"say uncle" antedated (?) to 1887

Douglas G. Wilson douglas at NB.NET
Sun Jan 8 07:44:10 UTC 2012


On 1/7/2012 11:58 AM, Stephen Goranson wrote:
> ---------------------- Information from the mail header -----------------------
> Sender:       American Dialect Society<ADS-L at LISTSERV.UGA.EDU>
> Poster:       Stephen Goranson<goranson at DUKE.EDU>
> Subject:      "say uncle" antedated (?) to 1887
> -------------------------------------------------------------------------------
>
> One of the proposals for the origin of "say uncle" (OED: "to acknowledge de=
> feat, to cry for mercy")
> is a 1890 joke about a parrot urged to say that.
>
> If the following is interpreted in the idiomatic sense, then the 1890-attes=
> ted joke would be antedated:
> ....
> Dr. Martin: "Give one of the symptoms of shock." Senior: "A cold, flabby sw=
> eat."
> R. F. Drake wonders why the little fellow doesn't learn to say "uncle."....
>
> The Michigan Argonaut, Oct. 29, 1887, vol. 6, no. 4,  p. 34 col. 3.
--

Interesting.

I see that this passage is in a student periodical, in a section devoted
to little items of current news among dental students.
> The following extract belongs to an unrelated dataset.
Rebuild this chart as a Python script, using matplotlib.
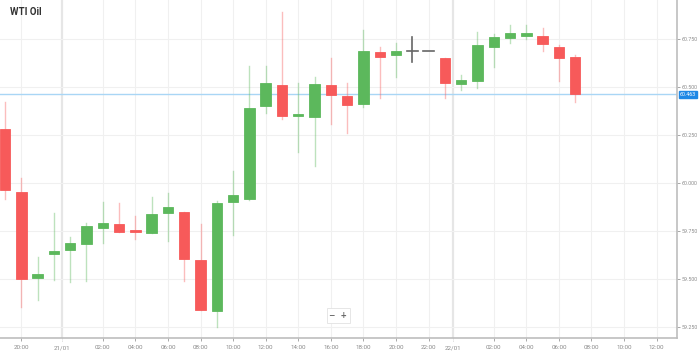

R. E. Drake was
one of these students. I don't know who/what the "little fellow" was:
probably this is some kind of inside joke. I don't think one can know
the referent from this short item. I don't find clear mention of a child
or pet associated with R. E. Drake. Apparently he belonged to a
fraternity and played brass instruments. I suppose he was Rollin Edwards
Drake (b. 1868).

The preceding item with Dr. Martin appears presumably unrelated. I
suppose this is just for humor: some senior student said "flabby"
instead of "clammy", I suppose, ha ha.